The Arbitrator must agree with the representatives of the Corporation that the principles which apply in the case at hand are not substantially different from those canvassed in CROA 2237. The case is also similar to CROA 2191 which concerned the elimination of locomotive engineers’ jobs by the introduction of automated locomotives in yard service and the use of a remote control "belt pack" operated by a yard employee stationed on the ground. In that case the following comments were made, following an analysis of prior cases.
In the Arbitrator’s view the foregoing remarks are apposite to the facts at hand. The yard operations employee does not, in my view, truly operate or handle the locomotive. He or she does not perform the functions traditionally assigned to a locomotive engineer. Those functions are automated and are now performed by the microprocessor unit upon commands initiated by the yard operations employee through the belt pack. While the analogy may not be perfect, it seems to the Arbitrator that the yard operations employee using the belt pack is no more responsible for the work of a locomotive engineer than a person who now makes a directly dialed long distance call on a digital telephone can be said to be performing the tasks of a long distance telephone operator. It is in fact an automated system which has taken over the core functions of the job which was abolished.
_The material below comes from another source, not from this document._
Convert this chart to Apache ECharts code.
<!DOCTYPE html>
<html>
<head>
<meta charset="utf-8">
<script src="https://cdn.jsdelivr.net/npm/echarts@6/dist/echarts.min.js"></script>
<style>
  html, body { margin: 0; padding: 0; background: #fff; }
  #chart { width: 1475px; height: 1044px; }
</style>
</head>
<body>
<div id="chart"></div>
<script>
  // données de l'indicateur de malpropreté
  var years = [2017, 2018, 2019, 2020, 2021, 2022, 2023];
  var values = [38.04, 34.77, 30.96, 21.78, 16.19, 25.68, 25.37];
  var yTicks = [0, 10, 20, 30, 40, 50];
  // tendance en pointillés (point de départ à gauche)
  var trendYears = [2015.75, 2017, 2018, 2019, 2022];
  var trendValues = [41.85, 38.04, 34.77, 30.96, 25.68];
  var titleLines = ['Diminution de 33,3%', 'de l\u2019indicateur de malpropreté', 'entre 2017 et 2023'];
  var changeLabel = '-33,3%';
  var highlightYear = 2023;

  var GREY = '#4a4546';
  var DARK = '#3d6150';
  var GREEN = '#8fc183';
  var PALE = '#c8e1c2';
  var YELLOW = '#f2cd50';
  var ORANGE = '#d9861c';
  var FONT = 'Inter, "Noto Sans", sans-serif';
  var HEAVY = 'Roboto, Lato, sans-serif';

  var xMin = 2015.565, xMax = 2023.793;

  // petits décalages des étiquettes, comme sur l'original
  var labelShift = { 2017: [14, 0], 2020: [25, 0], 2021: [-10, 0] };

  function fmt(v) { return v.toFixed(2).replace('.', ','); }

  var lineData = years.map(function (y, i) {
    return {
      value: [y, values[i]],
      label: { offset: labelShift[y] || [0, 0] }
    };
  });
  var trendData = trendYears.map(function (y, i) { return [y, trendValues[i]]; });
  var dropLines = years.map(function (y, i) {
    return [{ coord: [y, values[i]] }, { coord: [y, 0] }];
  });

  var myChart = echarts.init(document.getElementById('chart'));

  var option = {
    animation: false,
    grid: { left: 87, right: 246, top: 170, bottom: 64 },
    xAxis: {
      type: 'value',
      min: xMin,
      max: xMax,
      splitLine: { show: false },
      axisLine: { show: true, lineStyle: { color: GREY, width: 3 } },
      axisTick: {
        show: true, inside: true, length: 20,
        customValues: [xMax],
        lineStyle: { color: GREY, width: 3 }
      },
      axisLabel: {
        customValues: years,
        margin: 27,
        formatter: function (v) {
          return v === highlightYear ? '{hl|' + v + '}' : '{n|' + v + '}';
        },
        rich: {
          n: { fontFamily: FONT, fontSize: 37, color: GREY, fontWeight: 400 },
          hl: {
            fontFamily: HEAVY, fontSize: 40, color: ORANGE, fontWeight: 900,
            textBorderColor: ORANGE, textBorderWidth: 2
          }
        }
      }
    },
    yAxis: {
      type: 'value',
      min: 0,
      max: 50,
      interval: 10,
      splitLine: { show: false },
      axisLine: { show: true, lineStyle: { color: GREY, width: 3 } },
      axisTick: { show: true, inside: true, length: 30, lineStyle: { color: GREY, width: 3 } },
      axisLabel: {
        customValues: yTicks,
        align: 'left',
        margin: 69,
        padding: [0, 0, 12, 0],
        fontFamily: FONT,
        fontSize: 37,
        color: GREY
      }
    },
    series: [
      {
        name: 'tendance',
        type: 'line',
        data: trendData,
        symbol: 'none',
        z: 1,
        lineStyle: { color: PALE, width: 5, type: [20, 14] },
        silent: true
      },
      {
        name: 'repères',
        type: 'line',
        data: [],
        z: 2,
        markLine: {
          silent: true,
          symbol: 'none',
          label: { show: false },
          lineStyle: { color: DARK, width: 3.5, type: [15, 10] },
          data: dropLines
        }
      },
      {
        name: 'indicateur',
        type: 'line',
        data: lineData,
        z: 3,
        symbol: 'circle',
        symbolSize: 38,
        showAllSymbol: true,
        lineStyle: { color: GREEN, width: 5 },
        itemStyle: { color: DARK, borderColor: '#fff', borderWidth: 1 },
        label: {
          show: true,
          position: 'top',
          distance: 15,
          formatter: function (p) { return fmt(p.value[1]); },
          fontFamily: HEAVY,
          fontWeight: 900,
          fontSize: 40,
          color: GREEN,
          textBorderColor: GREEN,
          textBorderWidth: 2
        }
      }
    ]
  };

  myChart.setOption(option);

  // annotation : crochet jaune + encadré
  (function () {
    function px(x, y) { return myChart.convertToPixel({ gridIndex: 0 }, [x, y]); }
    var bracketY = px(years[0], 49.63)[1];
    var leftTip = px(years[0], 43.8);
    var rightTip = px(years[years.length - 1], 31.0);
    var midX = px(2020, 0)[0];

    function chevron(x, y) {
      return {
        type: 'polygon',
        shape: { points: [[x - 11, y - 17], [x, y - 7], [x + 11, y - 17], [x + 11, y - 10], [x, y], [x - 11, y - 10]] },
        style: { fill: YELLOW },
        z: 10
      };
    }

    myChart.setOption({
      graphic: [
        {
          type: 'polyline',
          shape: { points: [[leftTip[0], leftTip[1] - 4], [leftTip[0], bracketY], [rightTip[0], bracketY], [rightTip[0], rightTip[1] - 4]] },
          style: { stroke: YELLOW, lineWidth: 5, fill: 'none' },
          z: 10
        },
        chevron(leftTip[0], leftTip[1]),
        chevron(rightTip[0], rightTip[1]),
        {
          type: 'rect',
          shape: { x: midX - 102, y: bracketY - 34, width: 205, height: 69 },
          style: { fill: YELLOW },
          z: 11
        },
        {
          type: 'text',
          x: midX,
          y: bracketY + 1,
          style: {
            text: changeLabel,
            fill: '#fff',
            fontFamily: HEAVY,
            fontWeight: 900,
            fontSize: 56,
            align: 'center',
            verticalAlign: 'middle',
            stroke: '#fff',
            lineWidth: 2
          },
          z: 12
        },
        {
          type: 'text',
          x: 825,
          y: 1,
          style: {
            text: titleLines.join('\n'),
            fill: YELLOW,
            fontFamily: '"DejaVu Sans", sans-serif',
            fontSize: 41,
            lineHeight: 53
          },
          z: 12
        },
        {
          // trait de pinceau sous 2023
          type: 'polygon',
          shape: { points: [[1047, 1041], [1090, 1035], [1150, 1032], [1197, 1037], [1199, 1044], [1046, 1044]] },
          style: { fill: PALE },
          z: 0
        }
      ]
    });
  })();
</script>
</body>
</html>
In the case at hand, I am satisfied that the core functions of the crew dispatcher’s position have been automated, and not reassigned to management, and that the peripheral functions of the crew dispatchers which are performed by crew control officers are not sufficient to bring them within the bargaining unit.
In the result, the material before the Arbitrator does not establish violations of articles 2.4, 3.1 and 12.1 of the collective agreement by the Corporation by the issuing of the Article 8 notice abolishing the eleven crew dispatcher positions at Montreal. For these reasons the grievance must be dismissed.